Design recommendations :
- Increase number of Elassandra node or use partitioned index to keep shards size below 50Gb.
- Avoid huge wide rows, write-lock on a wide row can dramatically affect write performance.
- Choose the right Cassandra compaction strategy to fit your workload (See this blog post by Justin Cameron)
System recommendations :
- Turn swapping off.
- Configure less than half the total memory of your server and up to 30.5Gb. Minimum recommended DRAM for production deployments is 32Gb. If you are not aggregating on text fields, you can probably use less memory to improve file system cache used by Doc Values (See this excelent blog post by Chris Earle).
- Set -Xms to the same value as -Xmx.
- Ensure JNA and jemalloc are correctly installed and enabled.

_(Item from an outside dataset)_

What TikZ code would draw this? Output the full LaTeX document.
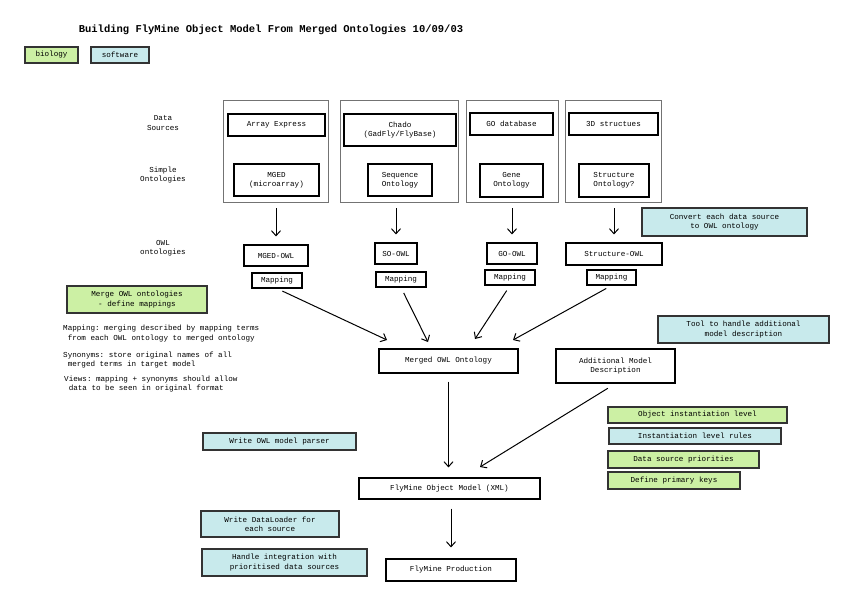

- By default, Elasticsearch analyzes the input data of all fields in a special _all field. If you don't need it, disable it.
- By default, Elasticsearch indexes all fields names in a special _field_names field. If you don't need it, disable it (elasticsearch-hadoop requires _field_names to be enabled).
- By default, Elasticsearch shards are refreshed every second, making new document visible for search within a second. If you don't need it, increase the refresh interval to more than a second, or even turn if off temporarily by setting the refresh interval to -1.
- Use the optimized version less Lucene engine (the default) to reduce index size.
- Disable
index_on_compaction
(Default is false) to avoid the Lucene segments merge overhead when compacting SSTables. - Index partitioning may increase write throughput by writing to several Elasticsearch indexes in parallel, but choose an efficient partition function implementation. For example, String.format() is much more faster that Message.format().
- Use 16 to 64 vnodes per node to reduce the complexity of the token_ranges filter.
- Use the RandomSearchStrategy and increase the Cassandra Replication Factor to reduce the number of nodes requires for a search request.
- Enable the
token_ranges_bitset_cache
. This cache compute the token ranges filter once per Lucene segment. Check the token range bitset cache statistics to ensure this caching is efficient. - Enable Cassandra row caching to reduce the overhead introduce by fetching the requested fields from the underlying Cassandra table.
- Enable Cassandra off-heap row caching in your Cassandra configuration.
- When possible, reduce the number of Lucene segments by forcing a merge.